Each line below should be reproduced without any alteration.

-- BEGIN DATA LINES --

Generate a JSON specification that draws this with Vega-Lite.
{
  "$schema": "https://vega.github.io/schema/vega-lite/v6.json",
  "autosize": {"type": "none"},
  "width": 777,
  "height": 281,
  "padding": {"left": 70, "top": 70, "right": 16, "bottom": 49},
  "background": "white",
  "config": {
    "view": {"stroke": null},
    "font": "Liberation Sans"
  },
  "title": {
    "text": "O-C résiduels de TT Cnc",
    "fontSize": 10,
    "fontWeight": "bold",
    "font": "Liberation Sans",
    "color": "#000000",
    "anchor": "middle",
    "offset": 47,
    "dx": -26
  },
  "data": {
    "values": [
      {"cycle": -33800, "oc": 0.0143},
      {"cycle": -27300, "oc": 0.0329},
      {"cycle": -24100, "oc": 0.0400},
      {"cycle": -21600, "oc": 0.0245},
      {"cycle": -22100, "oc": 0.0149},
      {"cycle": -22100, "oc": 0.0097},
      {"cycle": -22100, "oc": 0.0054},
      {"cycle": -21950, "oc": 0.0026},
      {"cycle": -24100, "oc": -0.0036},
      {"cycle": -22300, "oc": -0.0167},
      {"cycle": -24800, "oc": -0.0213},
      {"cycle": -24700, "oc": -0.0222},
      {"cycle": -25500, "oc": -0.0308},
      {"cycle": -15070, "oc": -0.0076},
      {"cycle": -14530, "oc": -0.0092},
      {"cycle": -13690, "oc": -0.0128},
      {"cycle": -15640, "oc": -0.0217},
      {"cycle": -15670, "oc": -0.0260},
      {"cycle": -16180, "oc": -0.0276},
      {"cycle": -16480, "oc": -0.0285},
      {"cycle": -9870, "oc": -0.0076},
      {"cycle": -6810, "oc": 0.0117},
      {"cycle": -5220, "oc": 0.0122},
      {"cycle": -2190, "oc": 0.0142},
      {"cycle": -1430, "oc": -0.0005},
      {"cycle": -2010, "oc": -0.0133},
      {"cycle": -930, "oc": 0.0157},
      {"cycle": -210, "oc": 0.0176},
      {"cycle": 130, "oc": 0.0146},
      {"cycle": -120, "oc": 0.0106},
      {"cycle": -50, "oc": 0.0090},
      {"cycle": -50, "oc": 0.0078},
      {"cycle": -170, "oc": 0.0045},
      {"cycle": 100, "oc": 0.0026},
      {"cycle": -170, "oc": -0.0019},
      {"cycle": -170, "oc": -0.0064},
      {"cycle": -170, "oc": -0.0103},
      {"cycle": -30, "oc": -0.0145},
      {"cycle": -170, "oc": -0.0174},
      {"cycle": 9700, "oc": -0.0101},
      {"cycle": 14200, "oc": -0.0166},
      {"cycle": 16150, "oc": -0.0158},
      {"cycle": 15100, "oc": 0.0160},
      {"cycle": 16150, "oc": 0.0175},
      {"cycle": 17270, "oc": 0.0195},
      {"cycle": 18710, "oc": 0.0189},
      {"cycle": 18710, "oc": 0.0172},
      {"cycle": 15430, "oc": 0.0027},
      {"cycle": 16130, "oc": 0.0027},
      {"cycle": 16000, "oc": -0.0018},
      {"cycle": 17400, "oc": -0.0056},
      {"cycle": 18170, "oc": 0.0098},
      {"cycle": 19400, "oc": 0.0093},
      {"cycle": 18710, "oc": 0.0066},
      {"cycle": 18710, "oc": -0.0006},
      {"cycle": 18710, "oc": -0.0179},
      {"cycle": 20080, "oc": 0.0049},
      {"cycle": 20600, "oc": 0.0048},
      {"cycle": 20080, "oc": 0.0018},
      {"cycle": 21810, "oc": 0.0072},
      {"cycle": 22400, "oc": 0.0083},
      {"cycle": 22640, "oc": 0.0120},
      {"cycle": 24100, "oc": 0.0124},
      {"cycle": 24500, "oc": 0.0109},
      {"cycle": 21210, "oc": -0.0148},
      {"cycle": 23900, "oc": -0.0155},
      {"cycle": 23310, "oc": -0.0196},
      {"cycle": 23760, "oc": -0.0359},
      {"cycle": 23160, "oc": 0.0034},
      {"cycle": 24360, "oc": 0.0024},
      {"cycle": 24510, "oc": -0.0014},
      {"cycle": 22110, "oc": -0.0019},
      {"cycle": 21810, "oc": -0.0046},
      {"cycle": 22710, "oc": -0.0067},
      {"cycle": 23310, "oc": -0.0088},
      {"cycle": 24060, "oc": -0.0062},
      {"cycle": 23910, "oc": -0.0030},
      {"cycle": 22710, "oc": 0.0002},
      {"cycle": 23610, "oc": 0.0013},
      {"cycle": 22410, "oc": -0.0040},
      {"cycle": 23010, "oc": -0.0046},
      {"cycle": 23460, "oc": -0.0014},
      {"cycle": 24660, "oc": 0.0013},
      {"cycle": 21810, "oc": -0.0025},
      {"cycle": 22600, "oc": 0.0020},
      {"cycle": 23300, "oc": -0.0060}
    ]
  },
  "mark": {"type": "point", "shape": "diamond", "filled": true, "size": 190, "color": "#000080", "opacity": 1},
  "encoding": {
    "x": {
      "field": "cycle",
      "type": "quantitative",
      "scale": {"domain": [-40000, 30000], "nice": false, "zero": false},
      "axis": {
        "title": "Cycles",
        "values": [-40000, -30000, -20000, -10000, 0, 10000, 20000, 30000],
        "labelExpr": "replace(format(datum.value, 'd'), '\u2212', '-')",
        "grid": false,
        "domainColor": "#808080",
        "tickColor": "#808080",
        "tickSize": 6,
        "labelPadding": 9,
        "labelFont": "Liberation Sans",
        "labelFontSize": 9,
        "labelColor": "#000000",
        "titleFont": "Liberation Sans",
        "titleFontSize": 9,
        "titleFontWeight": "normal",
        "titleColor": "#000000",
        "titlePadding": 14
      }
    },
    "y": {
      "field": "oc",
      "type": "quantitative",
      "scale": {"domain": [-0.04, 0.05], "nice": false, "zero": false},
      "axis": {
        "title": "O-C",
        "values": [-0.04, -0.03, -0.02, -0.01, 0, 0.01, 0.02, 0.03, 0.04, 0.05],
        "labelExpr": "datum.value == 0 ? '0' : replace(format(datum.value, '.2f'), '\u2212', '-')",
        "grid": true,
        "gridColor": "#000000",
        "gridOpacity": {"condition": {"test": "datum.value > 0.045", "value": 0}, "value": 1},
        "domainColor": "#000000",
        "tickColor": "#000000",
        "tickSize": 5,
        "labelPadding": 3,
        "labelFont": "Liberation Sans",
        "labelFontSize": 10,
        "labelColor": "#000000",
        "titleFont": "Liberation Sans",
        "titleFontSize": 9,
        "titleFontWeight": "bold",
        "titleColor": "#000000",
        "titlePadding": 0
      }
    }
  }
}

-- END DATA LINES --

### WRITTEN ANSWER
Generate a JSON specification that draws this with Vega-Lite.
{
  "$schema": "https://vega.github.io/schema/vega-lite/v6.json",
  "autosize": {"type": "none"},
  "width": 777,
  "height": 281,
  "padding": {"left": 70, "top": 70, "right": 16, "bottom": 49},
  "background": "white",
  "config": {
    "view": {"stroke": null},
    "font": "Liberation Sans"
  },
  "title": {
    "text": "O-C résiduels de TT Cnc",
    "fontSize": 10,
    "fontWeight": "bold",
    "font": "Liberation Sans",
    "color": "#000000",
    "anchor": "middle",
    "offset": 47,
    "dx": -26
  },
  "data": {
    "values": [
      {"cycle": -33800, "oc": 0.0143},
      {"cycle": -27300, "oc": 0.0329},
      {"cycle": -24100, "oc": 0.0400},
      {"cycle": -21600, "oc": 0.0245},
      {"cycle": -22100, "oc": 0.0149},
      {"cycle": -22100, "oc": 0.0097},
      {"cycle": -22100, "oc": 0.0054},
      {"cycle": -21950, "oc": 0.0026},
      {"cycle": -24100, "oc": -0.0036},
      {"cycle": -22300, "oc": -0.0167},
      {"cycle": -24800, "oc": -0.0213},
      {"cycle": -24700, "oc": -0.0222},
      {"cycle": -25500, "oc": -0.0308},
      {"cycle": -15070, "oc": -0.0076},
      {"cycle": -14530, "oc": -0.0092},
      {"cycle": -13690, "oc": -0.0128},
      {"cycle": -15640, "oc": -0.0217},
      {"cycle": -15670, "oc": -0.0260},
      {"cycle": -16180, "oc": -0.0276},
      {"cycle": -16480, "oc": -0.0285},
      {"cycle": -9870, "oc": -0.0076},
      {"cycle": -6810, "oc": 0.0117},
      {"cycle": -5220, "oc": 0.0122},
      {"cycle": -2190, "oc": 0.0142},
      {"cycle": -1430, "oc": -0.0005},
      {"cycle": -2010, "oc": -0.0133},
      {"cycle": -930, "oc": 0.0157},
      {"cycle": -210, "oc": 0.0176},
      {"cycle": 130, "oc": 0.0146},
      {"cycle": -120, "oc": 0.0106},
      {"cycle": -50, "oc": 0.0090},
      {"cycle": -50, "oc": 0.0078},
      {"cycle": -170, "oc": 0.0045},
      {"cycle": 100, "oc": 0.0026},
      {"cycle": -170, "oc": -0.0019},
      {"cycle": -170, "oc": -0.0064},
      {"cycle": -170, "oc": -0.0103},
      {"cycle": -30, "oc": -0.0145},
      {"cycle": -170, "oc": -0.0174},
      {"cycle": 9700, "oc": -0.0101},
      {"cycle": 14200, "oc": -0.0166},
      {"cycle": 16150, "oc": -0.0158},
      {"cycle": 15100, "oc": 0.0160},
      {"cycle": 16150, "oc": 0.0175},
      {"cycle": 17270, "oc": 0.0195},
      {"cycle": 18710, "oc": 0.0189},
      {"cycle": 18710, "oc": 0.0172},
      {"cycle": 15430, "oc": 0.0027},
      {"cycle": 16130, "oc": 0.0027},
      {"cycle": 16000, "oc": -0.0018},
      {"cycle": 17400, "oc": -0.0056},
      {"cycle": 18170, "oc": 0.0098},
      {"cycle": 19400, "oc": 0.0093},
      {"cycle": 18710, "oc": 0.0066},
      {"cycle": 18710, "oc": -0.0006},
      {"cycle": 18710, "oc": -0.0179},
      {"cycle": 20080, "oc": 0.0049},
      {"cycle": 20600, "oc": 0.0048},
      {"cycle": 20080, "oc": 0.0018},
      {"cycle": 21810, "oc": 0.0072},
      {"cycle": 22400, "oc": 0.0083},
      {"cycle": 22640, "oc": 0.0120},
      {"cycle": 24100, "oc": 0.0124},
      {"cycle": 24500, "oc": 0.0109},
      {"cycle": 21210, "oc": -0.0148},
      {"cycle": 23900, "oc": -0.0155},
      {"cycle": 23310, "oc": -0.0196},
      {"cycle": 23760, "oc": -0.0359},
      {"cycle": 23160, "oc": 0.0034},
      {"cycle": 24360, "oc": 0.0024},
      {"cycle": 24510, "oc": -0.0014},
      {"cycle": 22110, "oc": -0.0019},
      {"cycle": 21810, "oc": -0.0046},
      {"cycle": 22710, "oc": -0.0067},
      {"cycle": 23310, "oc": -0.0088},
      {"cycle": 24060, "oc": -0.0062},
      {"cycle": 23910, "oc": -0.0030},
      {"cycle": 22710, "oc": 0.0002},
      {"cycle": 23610, "oc": 0.0013},
      {"cycle": 22410, "oc": -0.0040},
      {"cycle": 23010, "oc": -0.0046},
      {"cycle": 23460, "oc": -0.0014},
      {"cycle": 24660, "oc": 0.0013},
      {"cycle": 21810, "oc": -0.0025},
      {"cycle": 22600, "oc": 0.0020},
      {"cycle": 23300, "oc": -0.0060}
    ]
  },
  "mark": {"type": "point", "shape": "diamond", "filled": true, "size": 190, "color": "#000080", "opacity": 1},
  "encoding": {
    "x": {
      "field": "cycle",
      "type": "quantitative",
      "scale": {"domain": [-40000, 30000], "nice": false, "zero": false},
      "axis": {
        "title": "Cycles",
        "values": [-40000, -30000, -20000, -10000, 0, 10000, 20000, 30000],
        "labelExpr": "replace(format(datum.value, 'd'), '\u2212', '-')",
        "grid": false,
        "domainColor": "#808080",
        "tickColor": "#808080",
        "tickSize": 6,
        "labelPadding": 9,
        "labelFont": "Liberation Sans",
        "labelFontSize": 9,
        "labelColor": "#000000",
        "titleFont": "Liberation Sans",
        "titleFontSize": 9,
        "titleFontWeight": "normal",
        "titleColor": "#000000",
        "titlePadding": 14
      }
    },
    "y": {
      "field": "oc",
      "type": "quantitative",
      "scale": {"domain": [-0.04, 0.05], "nice": false, "zero": false},
      "axis": {
        "title": "O-C",
        "values": [-0.04, -0.03, -0.02, -0.01, 0, 0.01, 0.02, 0.03, 0.04, 0.05],
        "labelExpr": "datum.value == 0 ? '0' : replace(format(datum.value, '.2f'), '\u2212', '-')",
        "grid": true,
        "gridColor": "#000000",
        "gridOpacity": {"condition": {"test": "datum.value > 0.045", "value": 0}, "value": 1},
        "domainColor": "#000000",
        "tickColor": "#000000",
        "tickSize": 5,
        "labelPadding": 3,
        "labelFont": "Liberation Sans",
        "labelFontSize": 10,
        "labelColor": "#000000",
        "titleFont": "Liberation Sans",
        "titleFontSize": 9,
        "titleFontWeight": "bold",
        "titleColor": "#000000",
        "titlePadding": 0
      }
    }
  }
}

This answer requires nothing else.